A seminar participant, Heloise Robinson, who is familiar with the burgeoning “happiness” literature, told me something a couple of days ago that could provide a novel defense of economic inequality. The happiness literature seems to show that increasing wealth doesn’t really correlate with increasing happiness; instead, individuals appear to have a certain “set point” of happiness they tend to reach regardless of material success, so long as their material well-being is above some minimum level. (This much I knew already.) I pointed out that while I don’t think I’m appreciably happier (or sadder) than I was in graduate school, I still wouldn’t want to return to my graduate school income, which was less than a third of my current income. I brought up this point to show that maybe we care about things that don’t necessarily lead to “happiness” as measured in surveys.

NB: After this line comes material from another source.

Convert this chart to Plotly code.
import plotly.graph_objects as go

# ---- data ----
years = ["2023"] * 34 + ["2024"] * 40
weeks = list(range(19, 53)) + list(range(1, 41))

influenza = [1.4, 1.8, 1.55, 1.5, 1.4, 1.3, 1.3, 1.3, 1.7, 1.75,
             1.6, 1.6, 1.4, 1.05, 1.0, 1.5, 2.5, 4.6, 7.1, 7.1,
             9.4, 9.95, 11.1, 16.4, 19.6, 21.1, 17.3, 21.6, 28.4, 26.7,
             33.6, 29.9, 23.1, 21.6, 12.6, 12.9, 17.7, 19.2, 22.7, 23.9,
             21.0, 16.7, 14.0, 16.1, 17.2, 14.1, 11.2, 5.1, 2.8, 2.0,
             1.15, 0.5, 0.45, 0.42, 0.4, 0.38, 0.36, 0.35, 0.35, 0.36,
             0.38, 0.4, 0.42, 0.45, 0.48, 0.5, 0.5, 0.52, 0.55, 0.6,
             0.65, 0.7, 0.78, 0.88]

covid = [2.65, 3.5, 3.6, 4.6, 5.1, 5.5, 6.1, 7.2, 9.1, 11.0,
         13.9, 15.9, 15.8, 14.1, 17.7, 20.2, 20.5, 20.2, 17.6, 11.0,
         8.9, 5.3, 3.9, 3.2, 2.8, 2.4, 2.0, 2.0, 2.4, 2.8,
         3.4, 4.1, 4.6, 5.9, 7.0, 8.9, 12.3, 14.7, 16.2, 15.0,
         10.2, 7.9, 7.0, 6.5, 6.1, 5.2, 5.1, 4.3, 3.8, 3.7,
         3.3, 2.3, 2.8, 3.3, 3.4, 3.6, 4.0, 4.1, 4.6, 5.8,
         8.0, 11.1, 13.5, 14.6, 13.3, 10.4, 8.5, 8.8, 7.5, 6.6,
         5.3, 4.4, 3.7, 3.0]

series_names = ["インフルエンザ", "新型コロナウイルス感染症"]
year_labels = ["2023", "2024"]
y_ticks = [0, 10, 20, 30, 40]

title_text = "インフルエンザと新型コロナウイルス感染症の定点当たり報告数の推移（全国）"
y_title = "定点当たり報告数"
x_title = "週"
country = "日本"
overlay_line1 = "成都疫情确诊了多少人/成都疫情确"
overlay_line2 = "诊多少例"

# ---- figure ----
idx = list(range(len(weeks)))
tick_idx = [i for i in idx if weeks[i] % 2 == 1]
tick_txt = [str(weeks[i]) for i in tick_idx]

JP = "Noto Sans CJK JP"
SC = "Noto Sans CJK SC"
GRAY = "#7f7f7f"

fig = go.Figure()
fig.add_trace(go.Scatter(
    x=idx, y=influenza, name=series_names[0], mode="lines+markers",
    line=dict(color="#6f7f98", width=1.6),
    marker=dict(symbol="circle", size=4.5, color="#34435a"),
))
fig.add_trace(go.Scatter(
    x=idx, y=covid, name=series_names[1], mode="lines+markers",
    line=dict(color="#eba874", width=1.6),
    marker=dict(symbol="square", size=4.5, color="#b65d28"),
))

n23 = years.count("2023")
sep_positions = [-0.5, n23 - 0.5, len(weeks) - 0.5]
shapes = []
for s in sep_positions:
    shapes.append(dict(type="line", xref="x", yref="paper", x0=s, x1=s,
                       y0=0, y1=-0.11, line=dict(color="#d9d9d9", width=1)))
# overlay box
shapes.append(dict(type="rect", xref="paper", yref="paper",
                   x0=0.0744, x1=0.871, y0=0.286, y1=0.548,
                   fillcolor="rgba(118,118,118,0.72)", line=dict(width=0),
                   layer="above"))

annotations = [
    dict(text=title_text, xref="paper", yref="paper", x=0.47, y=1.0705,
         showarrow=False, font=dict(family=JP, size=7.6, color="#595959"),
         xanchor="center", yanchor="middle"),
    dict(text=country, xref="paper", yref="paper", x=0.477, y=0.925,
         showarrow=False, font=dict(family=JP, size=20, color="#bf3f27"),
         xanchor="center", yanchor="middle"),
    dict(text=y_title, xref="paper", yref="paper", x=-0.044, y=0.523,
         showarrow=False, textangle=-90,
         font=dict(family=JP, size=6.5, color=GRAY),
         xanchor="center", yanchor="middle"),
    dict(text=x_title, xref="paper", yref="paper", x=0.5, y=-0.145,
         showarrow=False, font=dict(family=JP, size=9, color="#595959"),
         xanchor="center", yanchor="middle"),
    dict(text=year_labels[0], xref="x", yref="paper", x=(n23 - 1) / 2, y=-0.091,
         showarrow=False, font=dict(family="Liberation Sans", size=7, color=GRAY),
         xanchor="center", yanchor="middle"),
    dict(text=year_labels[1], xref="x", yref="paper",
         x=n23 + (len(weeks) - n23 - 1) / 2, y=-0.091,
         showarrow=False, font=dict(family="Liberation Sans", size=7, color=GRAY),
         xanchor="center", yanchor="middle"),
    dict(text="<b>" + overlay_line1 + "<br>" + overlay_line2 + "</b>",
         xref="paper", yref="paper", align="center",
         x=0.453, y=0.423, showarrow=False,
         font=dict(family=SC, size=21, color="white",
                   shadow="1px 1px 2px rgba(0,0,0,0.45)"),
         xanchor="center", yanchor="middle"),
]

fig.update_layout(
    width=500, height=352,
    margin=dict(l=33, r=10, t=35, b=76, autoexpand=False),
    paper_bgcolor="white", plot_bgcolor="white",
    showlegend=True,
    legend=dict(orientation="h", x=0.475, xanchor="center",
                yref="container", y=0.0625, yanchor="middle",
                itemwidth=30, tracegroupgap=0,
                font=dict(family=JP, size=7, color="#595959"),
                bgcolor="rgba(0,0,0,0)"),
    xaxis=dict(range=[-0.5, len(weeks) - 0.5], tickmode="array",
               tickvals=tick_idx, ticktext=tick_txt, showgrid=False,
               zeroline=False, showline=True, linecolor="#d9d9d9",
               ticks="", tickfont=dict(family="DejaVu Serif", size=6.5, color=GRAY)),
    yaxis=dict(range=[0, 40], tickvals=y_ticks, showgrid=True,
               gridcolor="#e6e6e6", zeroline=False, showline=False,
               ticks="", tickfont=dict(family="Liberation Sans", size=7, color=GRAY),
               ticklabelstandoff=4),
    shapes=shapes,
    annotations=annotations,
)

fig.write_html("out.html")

Then Heloise said – and this is the part that was new to me – that measured happiness does seem to correlate with doing better over one’s lifetime. People like to perceive that their condition is improving. So how does this connect with economic inequality? As Steve Horwitz noted in his lecture earlier today, much of the mobility between quintiles of the income distribution happens because of life cycles: people start off in low quintiles, then tend to move up over time as they get older and acquire more experience and skills. (This happens within quintiles too, of course.) To the extent this is true, the happiness literature could be taken as an argument in favor of greater income inequality, because people moving through their lifetimes and up the quintiles will be experiencing larger improvements in their positions.
I wouldn’t want to rely on this as the sole argument in defense of income inequality (Steve made many more), but I do think it’s a counterintuitive implication of research usually deployed by researchers who wish to denigrate capitalist institutions.